В этом пансионе было как бы «музыкальное семейство», с добрым, но строгим «папашей»
– Зверевым, которого все очень любили. Мое личное впечатление от него было смутное: на мой взгляд, он по природе не был настоящим педагогом, но он имел огромную способность заставлять любить музыку, что, возможно, было лучше всяких «постановок рук».

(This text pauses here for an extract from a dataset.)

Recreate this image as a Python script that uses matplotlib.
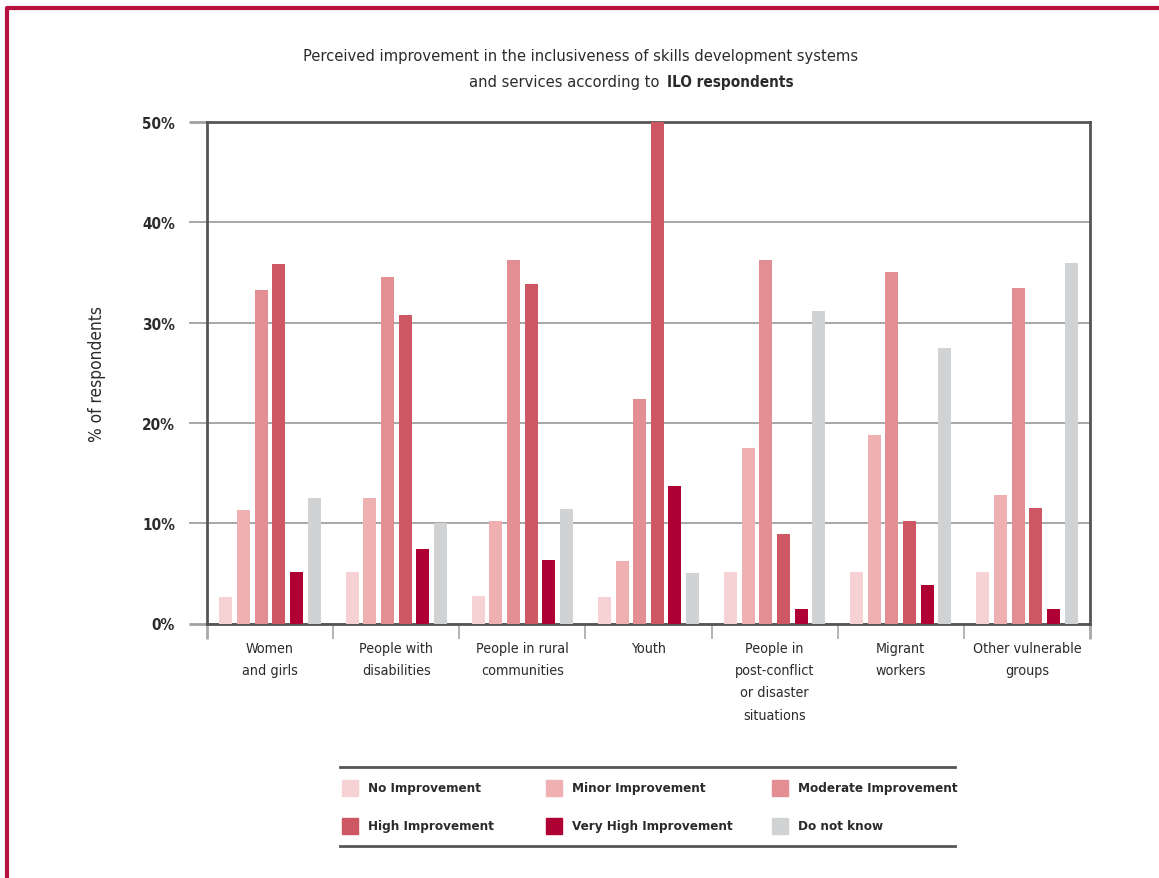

Несколько лет спустя между Зверевым и Рахманиновым произошло что-то, что так и не выяснено до сих пор точно. Тут мы переходим в область тех мифов, которые в Москве переполняли музыкальный мир. Со всеми ими я познакомился уже гораздо позднее. Официальная версия разрыва Рахманинова со Зверевым гласит. что Рахманинов, живший, как я уже говорил, в пансионе у Зверева, «потребовал», чтобы Зверев ему отвел особую комнату для того, чтобы он мог заниматься композицией, и поставил ему отдельный инструмент. Те, кто знавал Рахманинова, знал его необычайную корректность и деликатность в обращении с людьми, все равно – близкими или далекими, – вряд ли могут счесть вероятным, чтобы Рахманинов – ученик, притом бесплатный и любимый, мог выставлять подобные требования по отношению к своему наставнику. Тем не менее произошло что-то, кончившееся чем-то вроде «потасовки» между учителем и учеником, и в итоге Рахманинову нельзя было уже оставаться у Зверева. Только в начале нашего века московский музыкант Сахновский, большой приятель и Рахманинова и Зверева, мне рассказал, что дело было совершенно иного порядка и сводилось к тому, что Зверев (как и очень многие музыканты и поэты того времени) страдал древним пороком (как Чайковский, Апухтин, актер Давыдов и очень многие другие…) и Рахманинов просто отверг его «поползновения», будучи человеком изумительной чистоты нравов и высочайшей морали. Это – более правдоподобная редакция, но насколько она совпадает с истиной – остается навеки неизвестным. Как бы то ни было, разрыв длился несколько лет и закончился только в день выпускного экзамена Рахманинова. Зверев подошел к молодому триумфатору, получившему золотую медаль (до него только Танеев и Корещенко получили эту награду) [050], обнял его и, сняв с себя золотые часы, возложил их на своего бывшего ученика. Осенью следующего года Зверев умер.